UF collaboration will generate novel approaches to Alzheimer's disease research
GAINESVILLE, Fla. — University of Florida Health researchers and their colleagues will receive up to $7.7 million in funding over five years from the National Institutes of Health to use large data sets in humans and animals to speed up the process of finding therapies for Alzheimer’s disease.
The grant is part of a $45 million NIH initiative from the Office of the NIH Director with additional funding from the National Institute on Aging, the lead institute within NIH for Alzheimer’s research.
“There is a huge unmet need with Alzheimer’s disease,” said Dr. Todd Golde, director of the UF Center for Translational Research in Neurodegenerative Medicine. “The economic costs for Alzheimer’s disease are now higher than those of heart disease and cancer, and as there are no therapies that modify the course of the disease, this is a devastating disorder for both patients who suffer from it and their families. With this grant, we hope to accelerate the discovery of possible disease-modifying therapies.”

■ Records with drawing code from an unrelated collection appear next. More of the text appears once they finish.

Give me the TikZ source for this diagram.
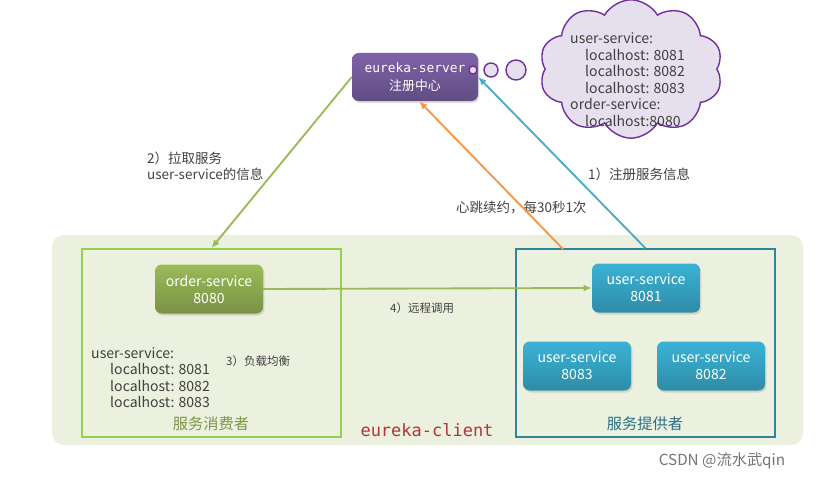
\documentclass[tikz,border=0pt]{standalone}
\usepackage{fontspec}
\setmainfont{Noto Sans CJK SC}
\newfontfamily\monofont{DejaVu Sans Mono}
\usetikzlibrary{shapes.symbols,shadows,arrows.meta}

\definecolor{bgolive}{HTML}{EBF1DE}
\definecolor{consgreen}{HTML}{92D050}
\definecolor{provteal}{HTML}{31849B}
\definecolor{svpurple}{HTML}{7E62A8}
\definecolor{svgreen}{HTML}{9BBB59}
\definecolor{svblue}{HTML}{3BB3D6}
\definecolor{arrgreen}{HTML}{9BBB59}
\definecolor{arrteal}{HTML}{4BACC6}
\definecolor{arrorange}{HTML}{F79646}
\definecolor{cloudfill}{HTML}{E6E0EE}
\definecolor{cloudline}{HTML}{7030A0}
\definecolor{lbgray}{HTML}{404040}
\definecolor{clientred}{HTML}{B03535}

\begin{document}
\begin{tikzpicture}[x=0.03cm, y=-0.03cm,
    myservice/.style={rounded corners=0.2cm, minimum width=3.24cm, minimum height=1.47cm, align=center,
        text=white, font=\fontsize{12}{14.5}\selectfont, top color=#1, bottom color=#1!78!black,
        drop shadow={opacity=0.25, shadow xshift=0.04cm, shadow yshift=-0.06cm}},
    mygroup/.style={draw=#1, minimum width=7.77cm, minimum height=5.64cm},
    mylabel/.style={inner sep=0, align=left, text=lbgray, anchor=west},
    myarrow/.style={->, >={Latex[length=7pt,width=6pt]}, line width=1.6pt, draw=#1}]
    \useasboundingbox (0,0) rectangle (819,478);
    \fill[bgolive, rounded corners=0.36cm] (52,235) rectangle (803,445);
    \node[mygroup=consgreen, line width=1.7pt] (consumer) at (211.5,343) {};
    \node[mygroup=provteal, line width=1.3pt] (provider) at (645.5,343) {};
    \node[myservice=svpurple, minimum width=3.78cm, minimum height=1.44cm, font=\fontsize{11}{15}\selectfont] (server) at (415,77) {{\monofont eureka-server}\\注册中心};
    \node[myservice=svgreen] (order) at (209,289) {order-service\\8080};
    \foreach \nm/\px/\py/\port in {ua/646/288/8081, ub/577/366/8083, uc/711/366/8082}{
        \node[myservice=svblue] (\nm) at (\px,\py) {user-service\\\port};
    }
    \node[cloud, cloud puffs=10, cloud puff arc=120, aspect=1.4, shape border rotate=18, draw=cloudline, fill=cloudfill, line width=1.2pt,
        minimum width=5.5cm, minimum height=4.15cm] (registry) at (631,69) {};
    \foreach \cx/\r in {473/4, 491/7, 516/10}{
        \draw[cloudline, fill=cloudfill, line width=1.2pt] (\cx,70) circle[radius=\r*0.03cm];
    }
    \node[mylabel, font=\fontsize{12}{14.1}\selectfont] (cloudtext) at (570,79.5)
        {user-service:\\\hspace*{0.45cm}localhost: 8081\\\hspace*{0.45cm}localhost: 8082\\\hspace*{0.45cm}localhost: 8083\\order-service:\\\hspace*{0.45cm}localhost:8080};
    \node[mylabel, font=\fontsize{12}{13.9}\selectfont] (lblist) at (91,377.5)
        {user-service:\\\hspace*{0.57cm}localhost: 8081\\\hspace*{0.57cm}localhost: 8082\\\hspace*{0.57cm}localhost: 8083};
    \node[mylabel, font=\fontsize{11.5}{13.8}\selectfont] (lbpull) at (147,166) {2）拉取服务\\user-service的信息};
    \node[mylabel, font=\fontsize{11.5}{13.8}\selectfont] (lbreg) at (588,174) {1）注册服务信息};
    \node[mylabel, font=\fontsize{11.5}{13.8}\selectfont] (lbbeat) at (456,208) {心跳续约，每30秒1次};
    \node[mylabel, font=\fontsize{9.8}{12}\selectfont] (lbbalance) at (226,361) {3）负载均衡};
    \node[mylabel, font=\fontsize{9.8}{12}\selectfont] (lbcall) at (390,308) {4）远程调用};
    \node[font=\fontsize{13}{15}\selectfont, text=svgreen!80!black] (lbcons) at (211,424) {服务消费者};
    \node[font=\fontsize{13}{15}\selectfont, text=provteal!85!black] (lbprov) at (645,424) {服务提供者};
    \node[font=\monofont\fontsize{14.5}{16}\selectfont, text=clientred] (lbclient) at (427,430) {eureka-client};
    \node[font=\fontsize{13}{15}\selectfont, text=black!55] (mark) at (722,461) {CSDN @流水武qin};
    \coordinate (hb) at (563,249);
    \draw[myarrow=arrgreen] (server.west) -- (consumer.north);
    \draw[myarrow=arrteal] (provider.north) -- (server.east);
    \draw[myarrow=arrorange] (hb) -- (server.-80);
    \draw[myarrow=arrgreen] (order.east) -- (ua.west);
\end{tikzpicture}
\end{document}
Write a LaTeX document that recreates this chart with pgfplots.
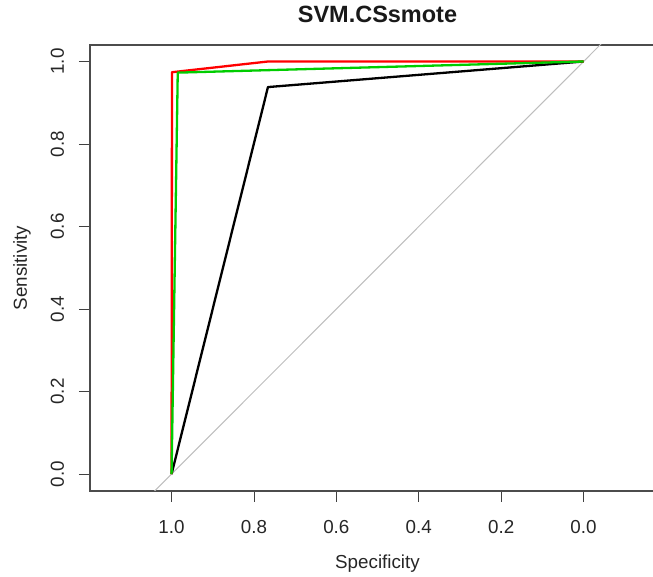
\documentclass[border=0pt]{standalone}
\usepackage{pgfplots}
\pgfplotsset{compat=1.18}
\usepackage{fontspec}
\setmainfont{Liberation Sans}
\definecolor{rgreen}{RGB}{0,205,0}
\definecolor{rgrey}{RGB}{190,190,190}
\begin{document}
\begin{tikzpicture}
\useasboundingbox (-90pt,-86pt) rectangle (563pt,491pt);
\clip (-90pt,-86pt) rectangle (563pt,491pt);
\begin{axis}[
  at={(0pt,0pt)}, anchor=south west,
  scale only axis, width=563.6pt, height=446pt,
  x dir=reverse,
  xmin=-0.17, xmax=1.198,
  ymin=-0.041, ymax=1.040,
  xtick={0,0.2,0.4,0.6,0.8,1.0},
  ytick={0,0.2,0.4,0.6,0.8,1.0},
  xtick pos=bottom, ytick pos=left,
  tick align=outside,
  major tick length=11pt,
  tick style={black!75, line width=0.9pt},
  axis line style={black!70, line width=1.1pt},
  /pgf/number format/assume math mode=true,
  /pgf/number format/fixed, /pgf/number format/fixed zerofill,
  /pgf/number format/precision=1,
  ticklabel style={font=\fontsize{18.8}{22}\selectfont, text=black!85},
  xticklabel style={anchor=base},
  xticklabel shift=32pt,
  yticklabel style={rotate=90, anchor=base},
  yticklabel shift=15pt,
  xlabel={Specificity},
  ylabel={Sensitivity},
  xlabel style={at={(axis description cs:0.5101,-0.1735)}, anchor=base, font=\fontsize{18.8}{22}\selectfont, text=black!85},
  ylabel style={at={(axis description cs:-0.1118,0.5)}, rotate=0, anchor=base, font=\fontsize{18.8}{22}\selectfont, text=black!85},
  title={\textbf{SVM.CSsmote}},
  title style={at={(axis description cs:0.5101,1.0374)}, anchor=base, font=\fontsize{23.5}{27}\selectfont, text=black!90},
  clip=true,
]
\addplot[rgrey, line width=1pt] coordinates {(1.3,-0.3) (-0.3,1.3)};
\addplot[black, line width=2.3pt, line join=round] coordinates {(1,0) (0.766,0.938) (0,1)};
\addplot[red, line width=2.3pt, line join=round] coordinates {(1,0) (0.999,0.974) (0.766,1.0) (0,1)};
\addplot[rgreen, line width=2.3pt, line join=round] coordinates {(1,0) (0.985,0.973) (0,1)};
\end{axis}
\end{tikzpicture}
\end{document}
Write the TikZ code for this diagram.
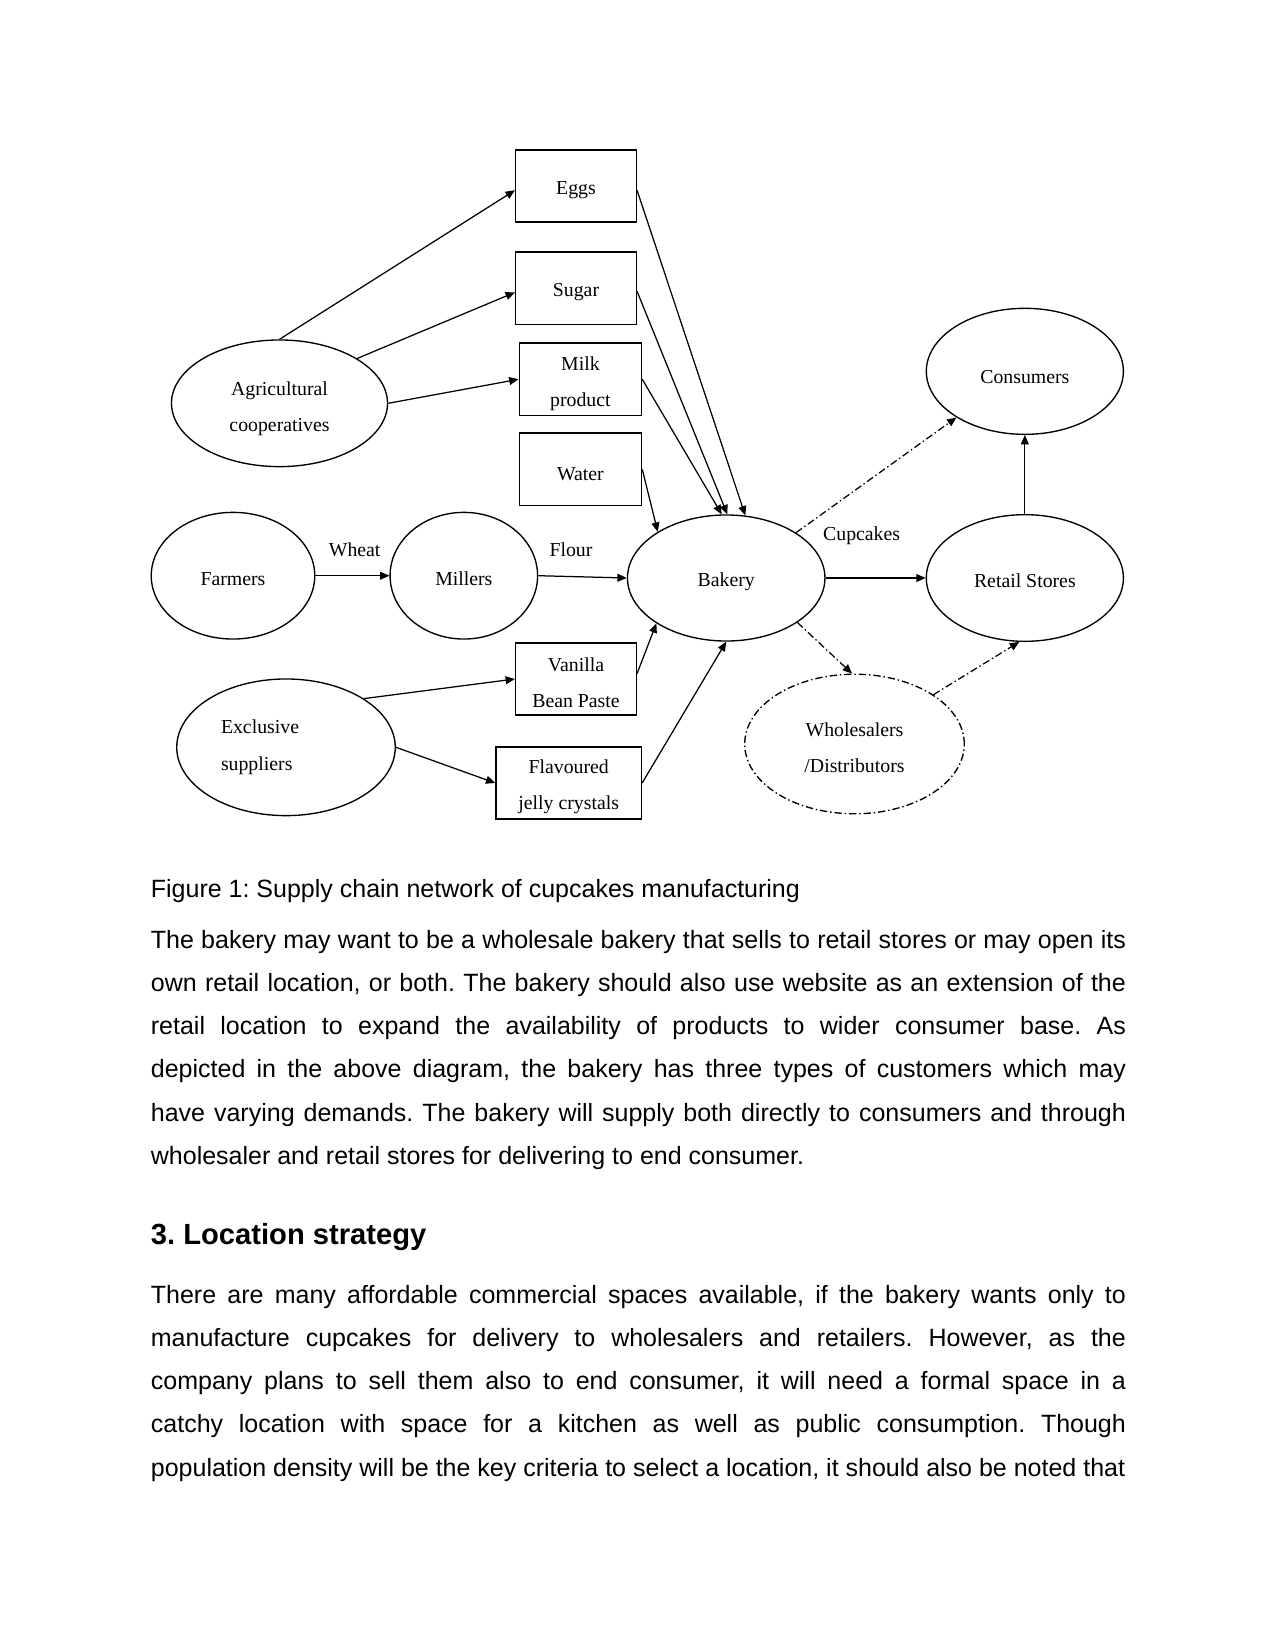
\documentclass[tikz,border=0pt]{standalone}
\usepackage{fontspec}
\setmainfont{Liberation Serif}
\newfontfamily\bodyfont{Liberation Sans}
\usepackage{tikz}
\usetikzlibrary{arrows.meta, positioning, shapes.geometric}
\tolerance=9999
\hyphenpenalty=10000
\frenchspacing
\newcommand{\dn}[1]{\rule{0pt}{#1}}
\newcommand{\bodyspace}{\spaceskip=3.336pt plus 2pt minus 1.2pt\relax}

\begin{document}
\begin{tikzpicture}[
  x=0.48pt, y=-0.48pt,
  ingr/.style={rectangle, draw, line width=0.7pt, inner sep=0pt,
               minimum width=57.9pt, minimum height=34.7pt, align=center,
               font=\fontsize{9.5}{17.4}\selectfont},
  party/.style={ellipse, draw, line width=0.65pt, inner sep=0pt, align=center,
                font=\fontsize{9.5}{17.4}\selectfont},
  dashdot/.style={dash pattern=on 3.5pt off 1.4pt on 0.7pt off 1.4pt},
  flow/.style={-{Triangle[length=4.5pt, width=3.8pt]}, line width=0.6pt},
  dflow/.style={flow, dashdot},
  lbl/.style={anchor=base, inner sep=0pt, font=\fontsize{9.5}{11}\selectfont},
  body/.style={anchor=base west, inner sep=0pt, text width=468pt, align=justify,
               font=\bodyfont\fontsize{12}{20.74}\selectfont\frenchspacing\bodyspace},
]
\useasboundingbox (0,0) rectangle (1275,1651);

\node[ingr] (eggs) at (576,186) {\dn{10.5pt}Eggs};
\node[ingr, below=13.6pt of eggs] (sugar) {\dn{10.5pt}Sugar};
\node[ingr, minimum width=58.7pt] (milk) at (580.4,379.3) {\dn{10.5pt}Milk\\product};
\node[ingr, minimum width=58.7pt, below=7.8pt of milk] (water) {\dn{10.5pt}Water};
\node[ingr] (vanilla) at (576,679) {\dn{10.5pt}Vanilla\\Bean Paste};
\node[ingr, minimum width=69.8pt] (flavoured) at (568.7,783) {\dn{10.5pt}Flavoured\\jelly crystals};

\node[party, minimum width=103.7pt, minimum height=60.8pt] (agri) at (279.5,403.3)
  {\dn{11.5pt}Agricultural\\cooperatives};
\node[party, minimum width=78.5pt, minimum height=60.8pt] (farmers) at (233,575.7) {\dn{9.5pt}Farmers};
\node[party, minimum width=70.8pt, minimum height=60.8pt, right=35.5pt of farmers] (millers) {\dn{9.5pt}Millers};
\node[party, minimum width=104.9pt, minimum height=65.6pt, text width=62.4pt, align=left]
  (exclusive) at (286,747.3) {Exclusive\\suppliers};
\node[party, minimum width=94.8pt, minimum height=60.5pt] (bakery) at (726.2,578) {\dn{10.5pt}Bakery};
\node[party, minimum width=94.6pt, minimum height=60.8pt, right=48pt of bakery] (retail) {\dn{9.5pt}Retail Stores};
\node[party, minimum width=94.6pt, minimum height=60.5pt, above=37.9pt of retail] (consumers) {\dn{11.5pt}Consumers};
\node[party, dashdot, minimum width=105.4pt, minimum height=67pt] (wholesalers) at (854.5,744)
  {\dn{10pt}Wholesalers\\/Distributors};

\draw[flow] (agri.north) -- (eggs.184);
\draw[flow] (agri.30) -- (sugar.184);
\draw[flow] (agri.east) -- (milk.west);
\draw[flow] (eggs.-4) -- (bakery.73);
\draw[flow] (sugar.-3) -- (bakery.89);
\draw[flow] (milk.east) -- (bakery.94);
\draw[flow] (water.east) -- (bakery.146);
\draw[flow] (farmers) -- node[lbl, pos=0.53, yshift=9.3pt]{Wheat} (millers);
\draw[flow] (millers.east) -- node[lbl, pos=0.37, yshift=9.5pt]{Flour} (bakery.west);
\draw[flow] (exclusive.32) -- (vanilla.west);
\draw[flow] (exclusive.east) -- (flavoured.west);
\draw[flow] (vanilla.5) -- (bakery.213);
\draw[flow] (flavoured.east) -- (bakery.south);
\draw[flow] (bakery.east) -- node[lbl, pos=0.36, yshift=17.9pt]{Cupcakes} (retail.west);
\draw[flow] (retail.north) -- (consumers.south);
\draw[dflow] (bakery.33) -- (consumers.214);
\draw[dflow] (bakery.328) -- (wholesalers.92);
\draw[dflow] (wholesalers.32) -- (retail.265);

\node[anchor=base west, inner sep=0pt, font=\bodyfont\fontsize{12}{14}\selectfont]
  (caption) at (150.5,897.7) {Figure 1: Supply chain network of cupcakes manufacturing};
\node[body] (para1) at (150.5,948.3)
  {The bakery may want to be a wholesale bakery that sells to retail stores or may open its\linebreak
   own retail location, or both. The bakery should also use website as an extension of the\linebreak
   retail location to expand the availability of products to wider consumer base. As\linebreak
   depicted in the above diagram, the bakery has three types of customers which may\linebreak
   have varying demands. The bakery will supply both directly to consumers and through\linebreak
   wholesaler and retail stores for delivering to end consumer.};
\node[anchor=base west, inner sep=0pt, font=\bodyfont\bfseries\fontsize{14}{16}\selectfont]
  (heading) at (150.5,1244.3) {3. Location strategy};
\node[body] (para2) at (150.5,1303.3)
  {\parfillskip=0pt There are many affordable commercial spaces available, if the bakery wants only to\linebreak
   manufacture cupcakes for delivery to wholesalers and retailers. However, as the\linebreak
   company plans to sell them also to end consumer, it will need a formal space in a\linebreak
   catchy location with space for a kitchen as well as public consumption. Though\linebreak
   population density will be the key criteria to select a location, it should also be noted~that};
\end{tikzpicture}
\end{document}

The UF researchers are collaborating with colleagues at The Mayo Clinic Florida and the Institute for Systems Biology in Seattle to combine large data sets from humans and mouse models of the disease and then use the results to look at patterns that point to potential therapies.
“We are pleased that Dr. Golde’s team will be part of this national initiative,” said Dr. David S. Guzick, senior vice president for health affairs and president of UF Health. “Dr. Golde joined us in 2010 as part of our strategic plan to build on our existing strength in neuroscience and the McKnight Brain Institute and enhance our collaborations both within the university and with other institutions. This grant speaks to depth and breadth of the research program developed by Dr. Golde.”
During the first year of the NIH grant, they plan to generate RNA sequences for every gene expressed in the human brain using 700 brain samples from 350 subjects. Then they will have data to compare with similar work done in mouse models to see where similarities and differences might be found.
The investigators will focus on how genetic alterations to the innate immune system ― the cells and mechanisms the body uses to fight potential microscopic invaders ― may be implicated in Alzheimer’s disease. Once they have identified these genetic alterations based on the data they generate, they can manipulate these pathways in mouse models with parallel pathologies to see how changes to the innate immune system might change the disease process. The big data approach will allow the researchers to more quickly target areas of potential interest.
“If you liken this project to creating a new road map, we will have laid down half the map in the first year,” Golde said. “During year two, we will be completing the map, learning to drive and figuring out the best route to take toward therapeutic solutions. At the end of five years, we hope to have advanced one to three targets for possible therapies.”
The team will be granted $1.6 million for fiscal year 2013, with the potential of $7.7 million over the course of five years.
Golde is director of the Center for Transitional Research in Neurodegenerative Medicine, a professor of neuroscience in the College of Medicine and is affiliated with the Evelyn F. and William L. McKnight Brain Institute of the University of Florida.
This research is supported by the National Institute on Aging grant AG 046139-01.